While I was in Malaysia last month I was in email contact with a friend back in Australia. He told me about the retirement visa which the Malaysian Government offers to foreigners to bring investment into the country.

You buy a property to live in and deposit an amount of money in a Malaysian bank. In return you get a ten year extendable visa and an exotic lifestyle at less than one third of the cost of living in Australia.

20170220_201610_Burst01

On the whole I enjoy living in Sydney and did not seriously consider moving to Malaysia. However I think there is a lot to be said for spending time in another culture to give you a greater sense of perspective on your own.

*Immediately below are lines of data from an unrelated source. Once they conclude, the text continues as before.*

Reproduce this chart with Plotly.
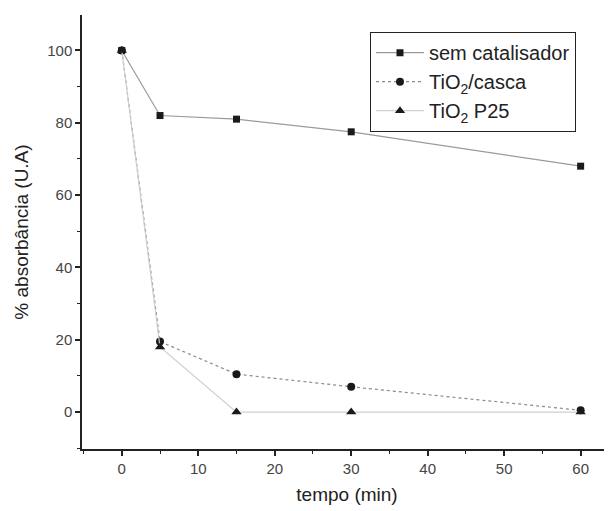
import plotly.graph_objects as go

tempo = [0, 5, 15, 30, 60]
sem_catalisador = [100, 82, 81, 77.5, 68]
tio2_casca = [100, 19.5, 10.5, 7, 0.5]
tio2_p25 = [100, 18, 0, 0, 0]

fig = go.Figure()
fig.add_trace(go.Scatter(x=tempo, y=sem_catalisador, name="sem catalisador", mode="lines+markers",
                         line=dict(color="#9a9a9a", width=1.2),
                         marker=dict(symbol="square", size=7, color="#1a1a1a")))
fig.add_trace(go.Scatter(x=tempo, y=tio2_casca, name="TiO<sub>2</sub>/casca", mode="lines+markers",
                         line=dict(color="#8a8a8a", width=1.2, dash="dot"),
                         marker=dict(symbol="circle", size=8, color="#1a1a1a")))
fig.add_trace(go.Scatter(x=tempo, y=tio2_p25, name="TiO<sub>2</sub> P25", mode="lines+markers",
                         line=dict(color="#cfcfcf", width=1.2),
                         marker=dict(symbol="triangle-up", size=9, color="#1a1a1a")))

fig.update_layout(
    width=604, height=503,
    margin=dict(l=74, r=0, t=7, b=62),
    paper_bgcolor="white", plot_bgcolor="white",
    font=dict(family="Liberation Sans, Arial", size=15, color="#333333"),
    showlegend=True,
    legend=dict(x=0.543, y=0.961, xanchor="left", yanchor="top",
                bordercolor="#222222", borderwidth=1.2, bgcolor="white",
                font=dict(size=20, color="#222222"), tracegroupgap=0,
                itemwidth=48),
    xaxis=dict(range=[-5.2, 64.1], showline=True, linecolor="#222222", linewidth=1.5,
               showgrid=False, zeroline=False, ticks="outside", ticklen=5, tickwidth=1.5,
               tickcolor="#222222", tickvals=[0, 10, 20, 30, 40, 50, 60],
               minor=dict(ticks="outside", ticklen=3, tickwidth=1.2, tickcolor="#222222", dtick=5, showgrid=False),
               title=dict(text="tempo (min)", font=dict(size=19, color="#222222"), standoff=12),
               tickfont=dict(size=15, color="#444444")),
    yaxis=dict(range=[-10.2, 109.8], showline=True, linecolor="#222222", linewidth=1.5,
               showgrid=False, zeroline=False, ticks="outside", ticklen=5, tickwidth=1.5,
               tickcolor="#222222", tickvals=[0, 20, 40, 60, 80, 100],
               minor=dict(ticks="outside", ticklen=3, tickwidth=1.2, tickcolor="#222222", dtick=10, showgrid=False),
               title=dict(text="% absorbância (U.A)", font=dict(size=19, color="#222222"), standoff=14),
               tickfont=dict(size=15, color="#444444")),
)

fig.write_html("out.html")
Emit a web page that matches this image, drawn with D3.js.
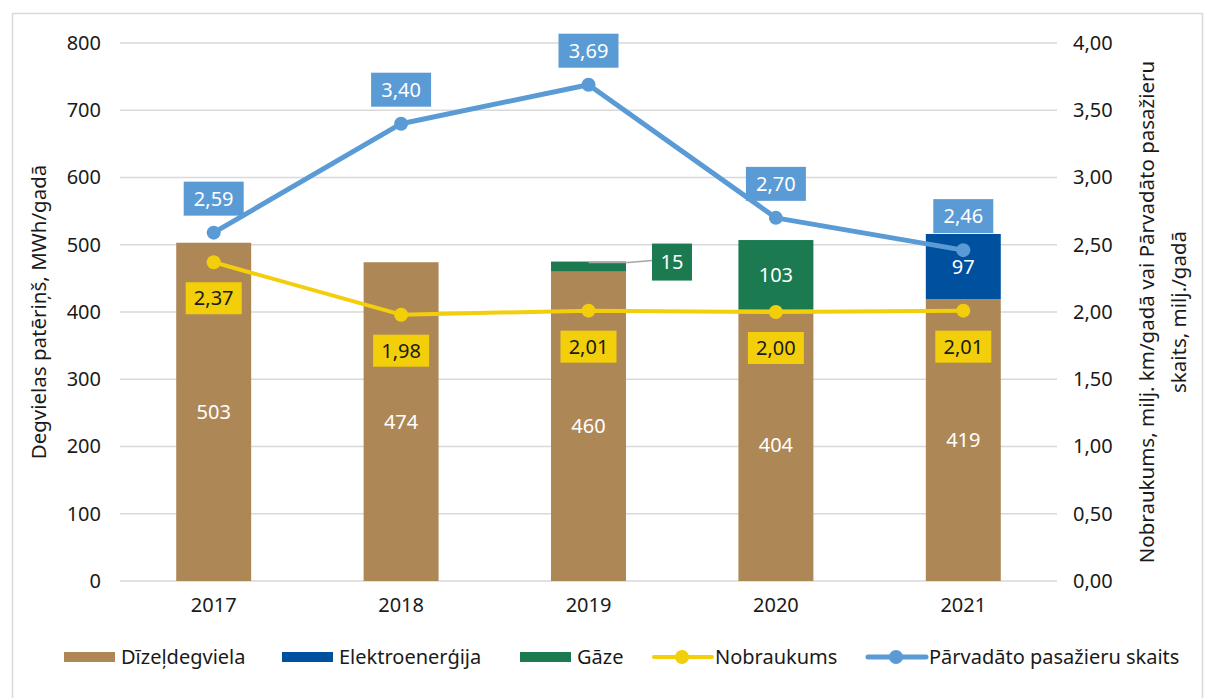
<!DOCTYPE html>
<html><head><meta charset="utf-8">
<script src="https://cdn.jsdelivr.net/npm/d3@7"></script>
<style>body{margin:0;background:#fff}svg{display:block}text{font-family:"Noto Sans",sans-serif}</style>
</head><body>
<svg id="c" width="1210" height="698"></svg>
<script>
const years = ["2017","2018","2019","2020","2021"];
const diesel = [503, 474, 460, 404, 419];
const electricity = [0, 0, 0, 0, 97];
const gas = [0, 0, 15, 103, 0];
const mileage = [2.37, 1.98, 2.01, 2.00, 2.01];
const passengers = [2.59, 3.40, 3.69, 2.70, 2.46];
const leftTicks = [0,100,200,300,400,500,600,700,800];
const rightTicks = [0,0.5,1,1.5,2,2.5,3,3.5,4];
const seriesNames = ["Dīzeļdegviela","Elektroenerģija","Gāze","Nobraukums","Pārvadāto pasažieru skaits"];
const leftTitle = "Degvielas patēriņš, MWh/gadā";
const rightTitle = ["Nobraukums, milj. km/gadā vai Pārvadāto pasažieru","skaits, milj./gadā"];

const C = {diesel:"#ae8757", el:"#0050a0", gas:"#1b7a4f", yellow:"#f2cf0a", blue:"#5b9bd5", grid:"#d9d9d9", text:"#1a1a1a"};
const svg = d3.select("#c");
const fmt = v => d3.format(".2f")(v).replace(".", ",");

svg.append("rect").attr("x",12.5).attr("y",13.5).attr("width",1190).attr("height",690)
  .attr("fill","#fff").attr("stroke","#d9d9d9").attr("stroke-width",1.5);

const x = d3.scaleBand().domain(years).range([120,1057]).paddingInner(0.6).paddingOuter(0.3);
const yL = d3.scaleLinear().domain([0,800]).range([581,43]);
const yR = d3.scaleLinear().domain([0,4]).range([581,43]);

// grid
svg.append("g").selectAll("line").data(leftTicks).join("line")
  .attr("x1",120).attr("x2",1057).attr("y1",d=>yL(d)).attr("y2",d=>yL(d))
  .attr("stroke",C.grid).attr("stroke-width",1.5);

// left ticks
const gl = svg.append("g").attr("transform","translate(101,0)")
  .call(d3.axisLeft(yL).tickValues(leftTicks).tickSize(0).tickPadding(0));
gl.select(".domain").remove();
gl.selectAll("text").attr("font-size",20).attr("fill",C.text).attr("font-family","Noto Sans");

const gr = svg.append("g").attr("transform","translate(1073,0)")
  .call(d3.axisRight(yR).tickValues(rightTicks).tickSize(0).tickPadding(0).tickFormat(fmt));
gr.select(".domain").remove();
gr.selectAll("text").attr("font-size",20).attr("fill",C.text).attr("font-family","Noto Sans");

const gx = svg.append("g").attr("transform","translate(0,597)")
  .call(d3.axisBottom(x).tickSize(0).tickPadding(0));
gx.select(".domain").remove();
gx.selectAll("text").attr("font-size",20).attr("fill",C.text).attr("font-family","Noto Sans").attr("dy","0.75em");

// stacked bars
const rows = years.map((y,i)=>({year:y, diesel:diesel[i], el:electricity[i], gas:gas[i]}));
const stack = d3.stack().keys(["diesel","el","gas"])(rows);
const colors = {diesel:C.diesel, el:C.el, gas:C.gas};
svg.append("g").selectAll("g").data(stack).join("g").attr("fill",d=>colors[d.key])
  .selectAll("rect").data(d=>d.filter(p=>p[1]>p[0])).join("rect")
  .attr("x",d=>x(d.data.year)).attr("width",x.bandwidth())
  .attr("y",d=>yL(d[1])).attr("height",d=>yL(d[0])-yL(d[1]));

// bar labels
svg.append("g").selectAll("text").data(rows).join("text")
  .attr("x",d=>x(d.year)+x.bandwidth()/2).attr("y",d=>yL(d.diesel/2)).attr("dy","0.35em")
  .attr("text-anchor","middle").attr("font-size",20).attr("fill","#fff").text(d=>d.diesel);
const inner = [];
rows.forEach(d=>{
  if (d.el>30) inner.push({year:d.year, v:d.el, mid:d.diesel+d.el/2});
  if (d.gas>30) inner.push({year:d.year, v:d.gas, mid:d.diesel+d.el+d.gas/2});
});
svg.append("g").selectAll("text").data(inner).join("text")
  .attr("x",d=>x(d.year)+x.bandwidth()/2).attr("y",d=>yL(d.mid)).attr("dy","0.35em")
  .attr("text-anchor","middle").attr("font-size",20).attr("fill","#fff").text(d=>d.v);
const small = rows.filter(d=>d.gas>0 && d.gas<=30);
const sg = svg.append("g");
small.forEach(d=>{
  const cx = x(d.year)+x.bandwidth()/2, top = yL(d.diesel+d.el+d.gas);
  const bx = x(d.year)+x.bandwidth()+26, by = top - 18;
  sg.append("polyline").attr("points",`${cx},${top+1} ${cx+40},${top+1} ${bx},${top-1}`)
    .attr("fill","none").attr("stroke","#a6a6a6").attr("stroke-width",1.5);
  sg.append("rect").attr("x",bx).attr("y",by).attr("width",40).attr("height",37).attr("fill",C.gas);
  sg.append("text").attr("x",bx+20).attr("y",by+18.5).attr("dy","0.35em").attr("text-anchor","middle")
    .attr("font-size",20).attr("fill","#fff").text(d.gas);
});

// lines
const cx = y => x(y)+x.bandwidth()/2;
function drawLine(vals, color, w){
  const g = svg.append("g");
  g.append("path").datum(vals).attr("fill","none").attr("stroke",color).attr("stroke-width",w)
    .attr("stroke-linejoin","round").attr("stroke-linecap","round")
    .attr("d", d3.line().x((d,i)=>cx(years[i])).y(d=>yR(d)));
  g.selectAll("circle").data(vals).join("circle").attr("cx",(d,i)=>cx(years[i])).attr("cy",d=>yR(d))
    .attr("r",7).attr("fill",color);
}
drawLine(mileage, C.yellow, 4);
drawLine(passengers, C.blue, 5);

// point labels
function pointLabels(vals, fill, txt, off, w, h){
  const g = svg.append("g");
  const items = g.selectAll("g").data(vals).join("g")
    .attr("transform",(d,i)=>`translate(${cx(years[i])},${yR(d)+off})`);
  items.append("rect").attr("x",-w/2).attr("y",-h/2).attr("width",w).attr("height",h).attr("fill",fill);
  items.append("text").attr("text-anchor","middle").attr("dy","0.35em").attr("font-size",20)
    .attr("fill",txt).text(d=>fmt(d));
}
pointLabels(mileage, C.yellow, "#1a1a1a", 36, 56, 32);
pointLabels(passengers, C.blue, "#fff", -34, 60, 34);

// axis titles
svg.append("text").attr("transform","translate(46,312) rotate(-90)").attr("text-anchor","middle")
  .attr("font-size",20.5).attr("fill",C.text).text(leftTitle);
const rt = svg.append("text").attr("transform","translate(1154,312) rotate(-90)").attr("text-anchor","middle")
  .attr("font-size",20.5).attr("fill",C.text);
rt.selectAll("tspan").data(rightTitle).join("tspan").attr("x",0).attr("dy",(d,i)=>i===0?0:"1.55em").text(d=>d);

// legend
const legendY = 657;
const lg = svg.append("g");
const boxItems = [{x:64, c:C.diesel, t:seriesNames[0]},{x:282, c:C.el, t:seriesNames[1]},{x:520, c:C.gas, t:seriesNames[2]}];
boxItems.forEach(it=>{
  lg.append("rect").attr("x",it.x).attr("y",legendY-5).attr("width",51).attr("height",10).attr("fill",it.c);
  lg.append("text").attr("x",it.x+57).attr("y",legendY).attr("dy","0.35em").attr("font-size",20).attr("fill",C.text).text(it.t);
});
const lineItems = [{x:654, c:C.yellow, t:seriesNames[3], w:4},{x:868, c:C.blue, t:seriesNames[4], w:5}];
lineItems.forEach(it=>{
  lg.append("line").attr("x1",it.x).attr("x2",it.x+58).attr("y1",legendY).attr("y2",legendY)
    .attr("stroke",it.c).attr("stroke-width",it.w).attr("stroke-linecap","round");
  lg.append("circle").attr("cx",it.x+28).attr("cy",legendY).attr("r",7).attr("fill",it.c);
  lg.append("text").attr("x",it.x+61).attr("y",legendY).attr("dy","0.35em").attr("font-size",20).attr("fill",C.text).text(it.t);
});
</script>
</body></html>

A major formative experience for me was living in the Philippines for three months in 1983-84. Until that point, I had considered Australia and Australians to be God's gift to the Asia Pacific region and the world.

But I came away thinking of Filipinos as the most gracious and loving people on earth. I really wanted to make my permanent home there. I'd lost interest in Australia and its people, whom I now regarded as gauche and self-opinionated in comparison to Filipinos.

images

15 years later, I spent two years living in Rome. In many people's minds, a dream existence. I loved my work and my colleagues and the friends I made. But when I had to choose between the offer of a job in Australia or extending my two year initial appointment in Rome, I leapt at the opportunity to return home. Perhaps somewhere in my unconscious, I wanted the exotic to remain exotic. It seemed that life for me in another culture had a use by date.

However my desire to live elsewhere tends to resurface. After I quickly dismissed thoughts of retiring to Malaysia, I felt attracted to the idea of spending more than a few days in a foreign country. So last week I made a gesture in that direction when I booked an August flight to Tokyo, together with the most basic Airbnb apartment I could find. I will be living simply for five weeks in one spot in the city's inner western suburbs, a world away from my usual home in Sydney's inner west.

Yokoyama Memorial Manga Museum Kochi

There will be challenges. Furniture too close to the floor for what our culture regards as comfort. Having to use a squat toilet every day. But also pleasures. No inhouse bathroom, which means regular visits to the sento. There's also not much of a kitchen, so I expect to be a regular patron at the ramen noodle bars in my vicinity.

Friends think I'm a bit odd to seek out such a rustic existence in an unfamiliar setting. They may have a point. But time spent in the thrall of another culture's bare essentials offers the possibility of new experience for those of us in the later stages of our lives.